The Higgs boson took 48 years to find — Peter Higgs predicted it in 1964 and saw it confirmed at CERN in 2012, winning the Nobel a year later. The search cost billions of dollars, required a 27-kilometre particle accelerator beneath the French-Swiss border, and involved thousands of scientists from around the world. The Higgs was the last missing piece of the Standard Model — the framework that describes all known fundamental particles and three of nature's four forces. Yet the Standard Model is far from complete: it says nothing about dark matter (27% of the universe's energy density), dark energy (68%), or gravity. This quiz covers the Standard Model's 17 particles, the LHC, Nobel Prize-winning discoveries, and the hints of new physics that may lie beyond.

How It Works

Each round presents 10 randomized questions from a pool of 50, with four multiple-choice options and instant feedback after every answer. Your final score comes with a performance tier and shareable results.

What You'll Learn

You'll cover all 6 quarks and 6 leptons, protons and neutrons as composite particles, the four fundamental forces and their carrier bosons, the Higgs mechanism, the LHC's ATLAS and CMS experiments, the top quark discovery at Fermilab's Tevatron in 1995, neutrino oscillation and the solar neutrino problem, dark matter candidates, the muon g-2 anomaly, supersymmetry, and what might lie beyond the Standard Model.

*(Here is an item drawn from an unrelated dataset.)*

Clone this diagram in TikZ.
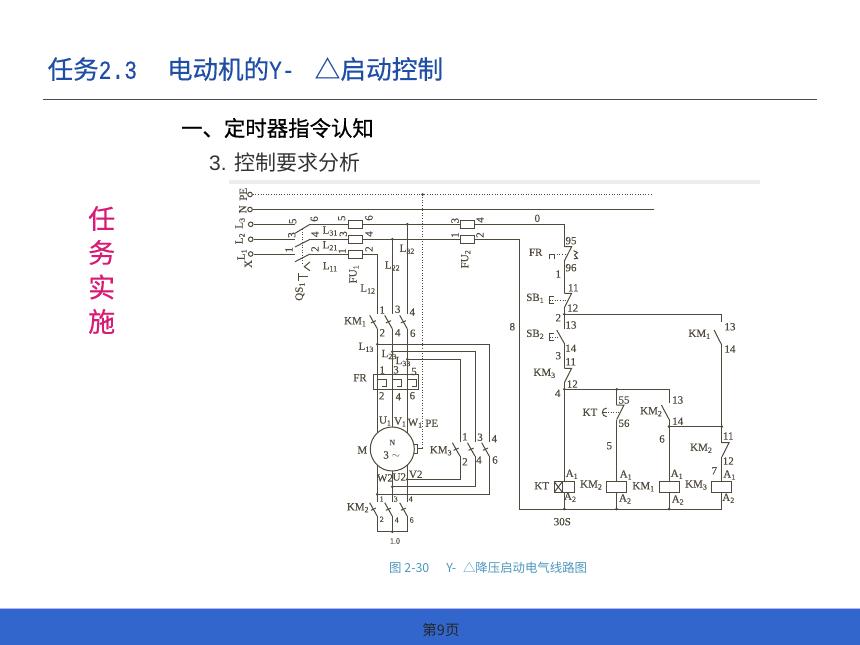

Frequently Asked Questions

When was the Higgs boson discovered?

The Higgs boson was discovered on July 4, 2012, announced jointly by the ATLAS and CMS collaborations at CERN's Large Hadron Collider (LHC). It has a mass of approximately 125.1 GeV/c². Peter Higgs and François Englert were awarded the Nobel Prize in Physics in 2013 for predicting the particle's existence in 1964.

What is the Standard Model?

The Standard Model is the theoretical framework describing all known elementary particles and three of the four fundamental forces (electromagnetic, weak nuclear, and strong nuclear — excluding gravity). It contains 17 fundamental particles: 6 quarks, 6 leptons, 4 force-carrying bosons (photon, W, Z, gluon), and the Higgs boson. Developed in the 1960s–70s, it is the most precisely tested theory in science.

What is the LHC?

The Large Hadron Collider (LHC) at CERN is the world's most powerful particle accelerator, a 27-kilometre circular tunnel buried beneath the French-Swiss border near Geneva. It accelerates protons (and sometimes heavy ions) to near light speed and collides them at energies up to 13.6 TeV. Its four main experiments — ATLAS, CMS, LHCb, and ALICE — have made numerous discoveries including the Higgs boson in 2012.